I am not going to attempt to do justice to The Cazalet Chronicles, the five novels of family history that Elizabeth Jane Howard spun from her own, hewing close to the facts where she and her parents, her grandparents and their sprawling, shabby Sussex country house were concerned, but ranging into fiction when filling out the other branches. The novels trace the Cazalets’ story from 1937 to 1947, and then take it up again, in a final, originally unplanned novel, from the summer of 1956 to Christmas 1958; the novels appeared between 1990 and 2013. The cast is quite large, but there are several principal roles, most notably a trio of cousins, all on the brink of adolescence at the beginning and all mothers by the end. Louise Cazalet, the oldest of these girls, is the one based on Howard herself, but she in no way dominates the narrative — not least because Howard assigned her own vocation as a writer to the slightly younger Clarissa Cazalet. The third girl, Polly, is something of a dream; neither as glamorous as Louise nor as clever as Clary, Polly radiates a calm, fastidious beauty that owes as much to her grounded character as to her pretty face.

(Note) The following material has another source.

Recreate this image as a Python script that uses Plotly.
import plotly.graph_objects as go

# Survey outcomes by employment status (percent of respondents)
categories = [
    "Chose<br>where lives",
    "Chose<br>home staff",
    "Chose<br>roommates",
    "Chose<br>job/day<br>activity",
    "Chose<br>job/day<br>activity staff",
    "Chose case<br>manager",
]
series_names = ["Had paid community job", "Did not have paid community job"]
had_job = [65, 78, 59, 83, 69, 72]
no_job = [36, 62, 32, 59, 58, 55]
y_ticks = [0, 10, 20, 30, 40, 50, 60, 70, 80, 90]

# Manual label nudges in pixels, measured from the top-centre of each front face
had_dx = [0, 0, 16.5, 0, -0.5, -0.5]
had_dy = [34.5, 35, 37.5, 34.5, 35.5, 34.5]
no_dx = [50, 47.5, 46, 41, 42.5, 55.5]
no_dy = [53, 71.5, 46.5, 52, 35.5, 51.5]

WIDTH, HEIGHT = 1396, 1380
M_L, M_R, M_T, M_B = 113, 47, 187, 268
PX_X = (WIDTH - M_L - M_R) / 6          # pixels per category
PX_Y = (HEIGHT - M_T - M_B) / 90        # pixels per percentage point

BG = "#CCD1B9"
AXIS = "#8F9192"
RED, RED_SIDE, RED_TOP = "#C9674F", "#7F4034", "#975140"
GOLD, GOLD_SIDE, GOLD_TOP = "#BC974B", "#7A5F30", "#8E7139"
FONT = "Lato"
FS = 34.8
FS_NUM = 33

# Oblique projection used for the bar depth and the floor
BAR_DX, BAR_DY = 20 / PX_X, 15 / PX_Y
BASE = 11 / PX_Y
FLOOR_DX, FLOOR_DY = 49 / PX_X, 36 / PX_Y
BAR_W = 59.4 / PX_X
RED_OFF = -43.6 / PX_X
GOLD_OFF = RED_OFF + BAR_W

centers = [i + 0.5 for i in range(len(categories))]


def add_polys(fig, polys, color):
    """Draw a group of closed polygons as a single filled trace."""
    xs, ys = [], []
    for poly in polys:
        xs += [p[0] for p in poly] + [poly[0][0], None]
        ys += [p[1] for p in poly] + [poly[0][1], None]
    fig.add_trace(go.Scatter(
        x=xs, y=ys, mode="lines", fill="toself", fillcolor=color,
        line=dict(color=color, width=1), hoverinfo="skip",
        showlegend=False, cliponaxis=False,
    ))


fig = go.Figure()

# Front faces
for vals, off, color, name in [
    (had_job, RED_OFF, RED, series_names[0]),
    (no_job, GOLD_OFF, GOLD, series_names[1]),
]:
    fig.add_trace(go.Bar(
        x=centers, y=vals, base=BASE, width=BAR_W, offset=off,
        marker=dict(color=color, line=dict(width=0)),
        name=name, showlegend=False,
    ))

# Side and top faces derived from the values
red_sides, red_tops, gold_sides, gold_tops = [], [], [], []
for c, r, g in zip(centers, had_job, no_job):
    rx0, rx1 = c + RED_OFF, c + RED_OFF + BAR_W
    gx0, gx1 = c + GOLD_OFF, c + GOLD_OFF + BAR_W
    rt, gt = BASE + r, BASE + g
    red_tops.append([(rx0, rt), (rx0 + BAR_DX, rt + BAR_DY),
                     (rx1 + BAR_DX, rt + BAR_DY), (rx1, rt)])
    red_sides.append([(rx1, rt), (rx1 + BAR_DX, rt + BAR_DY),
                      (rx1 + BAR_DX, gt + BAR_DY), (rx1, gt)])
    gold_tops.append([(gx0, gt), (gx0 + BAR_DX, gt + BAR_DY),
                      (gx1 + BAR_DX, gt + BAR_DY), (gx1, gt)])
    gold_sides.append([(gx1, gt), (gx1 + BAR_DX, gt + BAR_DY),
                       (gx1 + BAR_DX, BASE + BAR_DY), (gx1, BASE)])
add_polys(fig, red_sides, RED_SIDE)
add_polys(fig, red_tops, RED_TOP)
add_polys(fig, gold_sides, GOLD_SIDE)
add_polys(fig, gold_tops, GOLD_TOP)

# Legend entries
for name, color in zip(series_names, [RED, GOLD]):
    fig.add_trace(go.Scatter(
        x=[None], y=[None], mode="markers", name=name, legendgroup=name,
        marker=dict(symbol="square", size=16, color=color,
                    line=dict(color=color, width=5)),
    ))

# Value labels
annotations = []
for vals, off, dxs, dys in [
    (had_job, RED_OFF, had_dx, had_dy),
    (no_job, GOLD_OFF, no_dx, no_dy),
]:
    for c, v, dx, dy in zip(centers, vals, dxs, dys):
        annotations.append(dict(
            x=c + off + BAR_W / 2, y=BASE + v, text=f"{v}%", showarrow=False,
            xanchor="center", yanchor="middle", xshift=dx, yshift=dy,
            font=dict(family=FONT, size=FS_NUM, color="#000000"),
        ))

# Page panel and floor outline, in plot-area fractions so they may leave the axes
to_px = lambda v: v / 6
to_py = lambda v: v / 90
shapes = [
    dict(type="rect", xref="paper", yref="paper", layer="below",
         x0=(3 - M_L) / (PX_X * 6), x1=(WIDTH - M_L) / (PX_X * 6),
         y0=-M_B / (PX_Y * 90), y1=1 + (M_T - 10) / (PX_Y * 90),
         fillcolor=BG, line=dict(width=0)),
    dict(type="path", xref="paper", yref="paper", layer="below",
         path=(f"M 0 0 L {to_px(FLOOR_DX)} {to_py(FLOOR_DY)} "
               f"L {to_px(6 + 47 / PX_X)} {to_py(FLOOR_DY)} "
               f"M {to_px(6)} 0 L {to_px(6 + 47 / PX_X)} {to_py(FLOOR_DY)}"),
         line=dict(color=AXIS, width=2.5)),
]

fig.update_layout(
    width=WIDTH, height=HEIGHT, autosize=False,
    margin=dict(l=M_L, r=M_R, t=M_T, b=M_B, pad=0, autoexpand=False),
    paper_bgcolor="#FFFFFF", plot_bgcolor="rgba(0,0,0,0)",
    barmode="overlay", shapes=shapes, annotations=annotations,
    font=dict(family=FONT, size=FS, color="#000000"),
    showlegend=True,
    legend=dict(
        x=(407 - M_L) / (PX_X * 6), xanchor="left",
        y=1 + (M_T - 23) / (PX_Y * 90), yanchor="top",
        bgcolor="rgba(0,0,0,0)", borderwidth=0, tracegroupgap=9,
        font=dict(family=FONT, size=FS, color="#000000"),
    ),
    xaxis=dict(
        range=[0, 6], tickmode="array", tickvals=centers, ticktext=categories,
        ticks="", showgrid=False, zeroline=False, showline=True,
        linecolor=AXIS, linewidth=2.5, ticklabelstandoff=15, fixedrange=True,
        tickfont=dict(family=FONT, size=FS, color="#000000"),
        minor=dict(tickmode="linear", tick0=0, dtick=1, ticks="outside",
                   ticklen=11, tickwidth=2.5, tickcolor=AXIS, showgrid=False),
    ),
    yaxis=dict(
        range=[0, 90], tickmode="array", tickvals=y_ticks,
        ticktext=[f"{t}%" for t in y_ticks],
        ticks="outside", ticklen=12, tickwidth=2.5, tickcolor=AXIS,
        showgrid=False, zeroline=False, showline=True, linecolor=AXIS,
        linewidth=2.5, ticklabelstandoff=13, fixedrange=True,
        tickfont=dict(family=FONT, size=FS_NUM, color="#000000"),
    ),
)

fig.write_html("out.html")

By the time I got to the third volume, I had pulled A Dangerous Innocence — the subtitle of Artemis Cooper’s biography of Howard — down from the shelf, only to be disappointed that Cooper doesn’t make more of the real-life family background. Did, for example, the Howards’ timber company wind up in bankruptcy, as the Cazalets’ does? Was Jane’s uncle, Geoff, as hostile to her father, David, after the latter divorced his wife and married his mistress, as the novels’ Hugh is to Edward? (For this hostility is the germ of the bankruptcy — the brothers stop communicating effectively.) And what did Home Place, the Sussex haven, look like? Howard simply appropriated the name for her books, and presumably the layout along with it. Since most of the family spend the war at Home Place, it would be nice to have pictures. 

Sorry to be so lame. To do justice to these books, one would have to be able to argue compellingly that the rich domestic detail, from designer clothes to children’s bathtimes, is as significant as the are growth of character, the disappointments of intimacy, and other elements that are characteristic of the standard (man’s) novel. One would have to assess Howard’s ability to measure the balance of group activity against lonely reflection, the tensions of youthful alliance, and the weight of the burden of secrecy. I sense the significance and the measure, but sometimes wonder if I want it to be greater than it is. There is also the considerable impact of social change over time: it is because the parents grew up in a very different world that they are so often unable to guide or understand their children. They have a habit of falling back on Victorian complacencies in the prospect of confusion. Once one began an appraisal, the writing would go on for yards and yards. At the moment, all I want to do is to record having read The Cazalet Chronicles with complete engagement and the greatest pleasure.